Suicidal reproduction is more common in insects, fish, plants, and arachnids: When another Australia native, the redback spider, mates, the male will place himself into the female’s mouth.
“That dissuades the female from further mating,” says Fisher, “because she’s busy eating.”
Self-destructive insects
In large, social insect colonies, a similar but slightly different dynamic plays out.
When a European honeybee stings a soft-skinned attacker, such as a bear, it dies when its stinger lodges in the victim’s skin. An exploding ant may rip its abdomen in two while defending its nest from attackers. And in some termite species, elderly workers can turn themselves into suicide bombers.

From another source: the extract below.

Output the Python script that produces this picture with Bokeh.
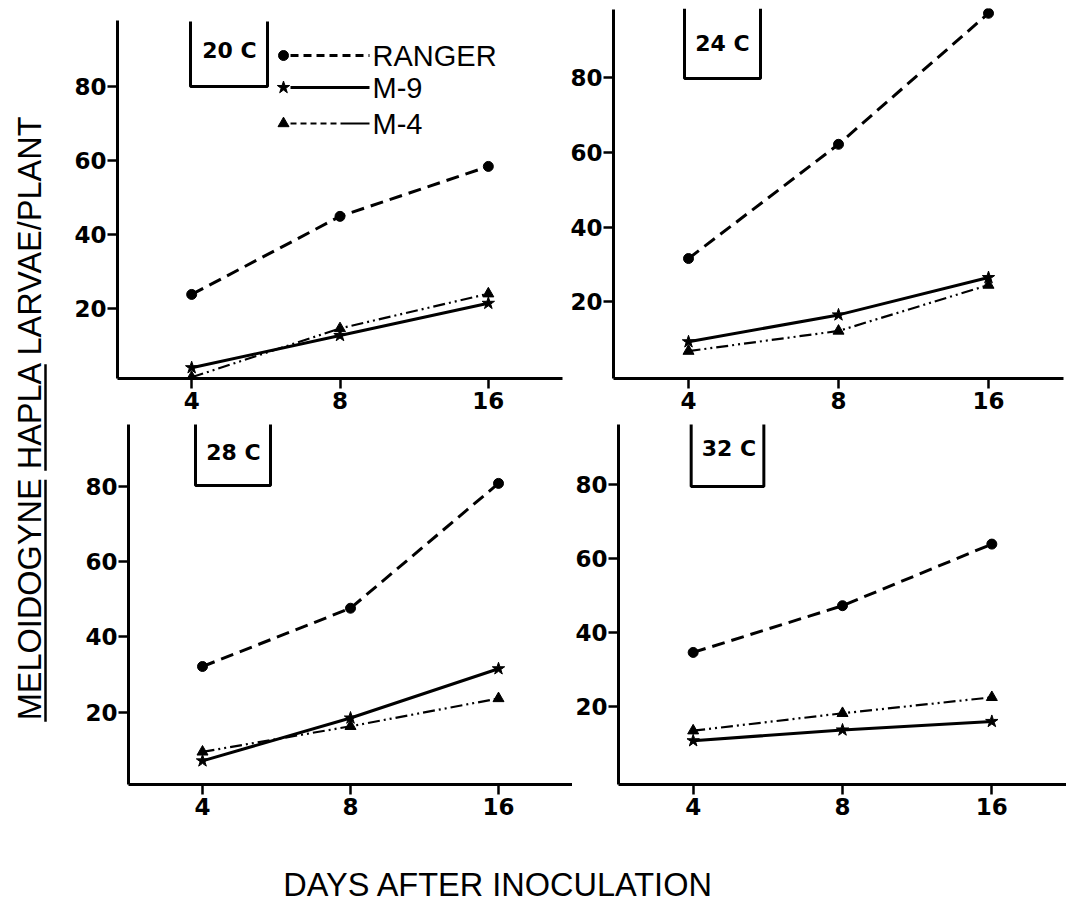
import math
from bokeh.plotting import figure
from bokeh.models import FactorRange, Range1d, FixedTicker
from bokeh.layouts import row, column
from bokeh.embed import file_html
from bokeh.resources import INLINE
from bokeh.core.properties import value

# ---------------- data ----------------
days = ["4", "8", "16"]
y_ticks = [20, 40, 60, 80]
series_names = ["RANGER", "M-9", "M-4"]
panel_labels = ["20 C", "24 C", "28 C", "32 C"]

ranger_20 = [23.8, 44.9, 58.4]
m9_20 = [4.0, 12.7, 21.4]
m4_20 = [1.4, 14.6, 24.0]

ranger_24 = [31.6, 62.2, 97.3]
m9_24 = [9.3, 16.5, 26.5]
m4_24 = [6.8, 12.2, 24.5]

ranger_28 = [32.1, 47.6, 80.8]
m9_28 = [7.0, 18.4, 31.5]
m4_28 = [9.4, 16.2, 23.6]

ranger_32 = [34.6, 47.2, 63.8]
m9_32 = [10.8, 13.7, 16.0]
m4_32 = [13.5, 18.2, 22.5]

x_title = "DAYS AFTER INOCULATION"
y_title_parts = ["MELOIDOGYNE", "HAPLA", "LARVAE/PLANT"]

# ---------------- styles ----------------
STYLE = {
    "RANGER": dict(line_width=3, line_dash="13 7", marker="circle", size=10),
    "M-9": dict(line_width=3, line_dash="solid", marker="star", size=13),
    "M-4": dict(line_width=2.2, line_dash="12 4 2 4 2 4", marker="triangle", size=11),
}
TICK_FONT_NAME = "DejaVu Sans"
TICK_FONT = value(TICK_FONT_NAME)
TITLE_FONT = value("Liberation Sans")
TITLE_SIZE = 32.5

# canvas geometry (page has no margin): figure left/top, width, height,
# frame left/right/top/bottom, pixel row of y=0, pixels per y unit, y-axis top row
ROW1_TOP, ROW1_FT, ROW1_FB, ROW1_H = 0, 8, 378, 424
ROW2_TOP, ROW2_FT, ROW2_FB, ROW2_H = 424, 424, 784, 404
PANELS = [
    dict(fx=68, w=498, fl=117, fr=562, top=ROW1_TOP, ft=ROW1_FT, fb=ROW1_FB, h=ROW1_H,
         zero=382.0, ppu=3.70, axis_top=20),
    dict(fx=566, w=500, fl=613, fr=1063, top=ROW1_TOP, ft=ROW1_FT, fb=ROW1_FB, h=ROW1_H,
         zero=376.0, ppu=3.733, axis_top=9),
    dict(fx=68, w=504, fl=128, fr=572, top=ROW2_TOP, ft=ROW2_FT, fb=ROW2_FB, h=ROW2_H,
         zero=786.7, ppu=3.76, axis_top=424),
    dict(fx=572, w=494, fl=616, fr=1066, top=ROW2_TOP, ft=ROW2_FT, fb=ROW2_FB, h=ROW2_H,
         zero=780.3, ppu=3.71, axis_top=424),
]
BOXES = [
    (190, 267, 21, 86, 229, 50),
    (684, 760, 8, 78, 722, 43),
    (195, 270, 423, 485, 233, 452),
    (689, 762, 419, 486, 727, 448),
]
LEGEND_ROWS = [55, 87, 123]


def to_data(g, X, Y):
    unit = (g["fr"] - g["fl"]) / len(days)
    return (X - g["fl"]) / unit, (g["zero"] - Y) / g["ppu"]


def make_panel(i, ranger, m9, m4, legend=False):
    g = PANELS[i]
    y0 = (g["zero"] - g["fb"]) / g["ppu"]
    y1 = (g["zero"] - g["ft"]) / g["ppu"]
    ytop = (g["zero"] - g["axis_top"]) / g["ppu"]
    p = figure(
        width=g["w"], height=g["h"],
        x_range=FactorRange(factors=days, range_padding=0),
        y_range=Range1d(y0, y1),
        output_backend="svg", toolbar_location=None,
        min_border_left=g["fl"] - g["fx"],
        min_border_right=g["fx"] + g["w"] - g["fr"],
        min_border_top=g["ft"] - g["top"],
        min_border_bottom=g["top"] + g["h"] - g["fb"],
    )
    p.outline_line_color = None
    p.grid.visible = False
    p.background_fill_color = "white"
    p.border_fill_color = "white"
    for ax in (p.xaxis[0], p.yaxis[0]):
        ax.axis_line_width = 3
        ax.axis_line_color = "black"
        ax.major_tick_line_width = 2.5
        ax.major_tick_line_color = "black"
        ax.major_tick_in = 0
        ax.minor_tick_out = 0
        ax.minor_tick_in = 0
        ax.major_label_text_font = TICK_FONT_NAME
        ax.major_label_text_font_style = "bold"
        ax.major_label_text_font_size = "23px"
        ax.major_label_text_color = "black"
    p.xaxis.major_tick_out = 10
    p.xaxis.major_label_standoff = 3
    p.yaxis.major_tick_out = 10
    p.yaxis.major_label_standoff = 1
    p.yaxis.ticker = FixedTicker(ticks=y_ticks)
    p.yaxis.bounds = (y0, ytop)

    for name, vals in zip(series_names, [ranger, m9, m4]):
        s = STYLE[name]
        p.line(days, vals, line_color="black", line_width=s["line_width"], line_dash=s["line_dash"])
        p.scatter(days, vals, marker=s["marker"], size=s["size"], fill_color="black", line_color="black")

    # panel label bracket
    l, r, t, b, tx, ty = BOXES[i]
    bx0, by0 = to_data(g, l, t)
    bx1, by1 = to_data(g, r, b)
    p.line([bx0, bx0, bx1, bx1], [by0, by1, by1, by0], line_color="black", line_width=3)
    cx, cy = to_data(g, tx, ty)
    p.text([cx], [cy], text=[panel_labels[i]], text_align="center", text_baseline="middle",
           text_font=TICK_FONT, text_font_style="bold", text_font_size="22px", text_color="black")

    if legend:
        for name, Y in zip(series_names, LEGEND_ROWS):
            s = STYLE[name]
            mx, my = to_data(g, 283, Y)
            lx0, _ = to_data(g, 290, Y)
            lx1, _ = to_data(g, 369, Y)
            tx_, _ = to_data(g, 372, Y)
            dash = "8 5" if name == "RANGER" else ("6 4 6 4 6 4 6 4 6 4 30 0" if name == "M-4" else "solid")
            p.line([lx0, lx1], [my, my], line_color="black", line_width=s["line_width"], line_dash=dash)
            p.scatter([mx], [my], marker=s["marker"], size=s["size"], fill_color="black", line_color="black")
            p.text([tx_], [my], text=[name], text_align="left", text_baseline="middle",
                   text_font=TITLE_FONT, text_font_size="29px", text_color="black")
    return p


p1 = make_panel(0, ranger_20, m9_20, m4_20, legend=True)
p2 = make_panel(1, ranger_24, m9_24, m4_24)
p3 = make_panel(2, ranger_28, m9_28, m4_28)
p4 = make_panel(3, ranger_32, m9_32, m4_32)

TOTAL_H = 905

# ---------------- y title ----------------
YW, YH = 68, TOTAL_H
yfig = figure(width=YW, height=YH, x_range=Range1d(0, YW), y_range=Range1d(YH, 0),
              output_backend="svg", toolbar_location=None, min_border=0,
              x_axis_location=None, y_axis_location=None)
yfig.outline_line_color = None
yfig.grid.visible = False

# Arial / Liberation Sans advance widths (em)
W = {"M": .833, "E": .667, "L": .556, "O": .778, "I": .278, "D": .722, "G": .778, "Y": .667,
     "N": .722, "H": .722, "A": .667, "P": .667, "R": .722, "V": .667, "T": .611, "/": .278, " ": .278}
def tw(s):
    return sum(W[c] for c in s) * TITLE_SIZE

full = " ".join(y_title_parts)
Y_CENTER = 417      # canvas row of the title's middle
X_CENTER = 29       # canvas column of the letters' middle
UNDERLINE_X = 45
yfig.text([X_CENTER], [Y_CENTER], text=[full], angle=math.pi / 2, text_align="center",
          text_baseline="middle", text_font=TITLE_FONT, text_font_size=f"{TITLE_SIZE}px",
          text_color="black")
pos = Y_CENTER + tw(full) / 2     # bottom end (canvas y grows downward here)
for k, part in enumerate(y_title_parts):
    wpart = tw(part)
    if k < 2:
        yfig.line([UNDERLINE_X, UNDERLINE_X], [pos, pos - wpart], line_color="black", line_width=2.5)
    pos -= wpart + tw(" ")

# ---------------- x title ----------------
XW, XH = 998, TOTAL_H - 828
xfig = figure(width=XW, height=XH, x_range=Range1d(68, 68 + XW), y_range=Range1d(TOTAL_H, 828),
              output_backend="svg", toolbar_location=None, min_border=0,
              x_axis_location=None, y_axis_location=None)
xfig.outline_line_color = None
xfig.grid.visible = False
xfig.text([498], [884], text=[x_title], text_align="center", text_baseline="middle",
          text_font=TITLE_FONT, text_font_size=f"{TITLE_SIZE}px", text_color="black")

layout = row(yfig, column(row(p1, p2), row(p3, p4), xfig))
open("out.html", "w").write(file_html(layout, INLINE))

But how does killing oneself make sense, evolutionarily speaking?
“Easy,” says Thomas Seeley, a biologist at Cornell University and author of The Lives of Bees, in an email. “Workers achieve genetic (evolutionary) success not by reproducing themselves, but helping their mother, the colony’s queen, do so.” (Learn why insects are disappearing at an alarming rate.)
“One form of this help is colony defense,” he explains.
"Some researchers call this a ‘superorganism’,” says Alice Laciny, an entomologist who works on exploding ants at the Natural History Museum Vienna, in an email. “So an ant colony or bee hive is more like one large animal, with the queen representing the reproductive organs. The minor workers are numerous and only need small amounts of resources to rear, so they are similar to the body's cells in a way.”
As with the musk oxen, what appears to us as violent, self-destructive behavior by the worker ants seems to be worth the cost, so long as it leads to reproduction.
“In this system, protecting her queen and sisters, if necessary even by self-sacrifice, is the way an ant worker can protect and pass on her genes,” says Laciny.
A mother’s ultimate sacrifice
Another form of sacrifice in the animal kingdom is the lengths to which some mothers will go to give their young a fighting chance.
After they’re born, some species of legless amphibians known as caecilians literally eat their mother’s top layer of skin as a first meal. And African social spiders take this one step further, with some females allowing their young to practice matriphagy—or the killing and eating of their own mother. (Watch baby spiders eat their mother alive.)
Giant Pacific octopuses may be the ultimate self-sacrificing mothers. Females can hold vigil over their eggs for an incredible four years—during which time they don’t even eat.
“Inevitably, the females deplete their entire body reserves and die while guarding the eggs,” says Fisher.
"You do feel sorry for them, but that's how a lot of species get the best offspring success in the next generation.”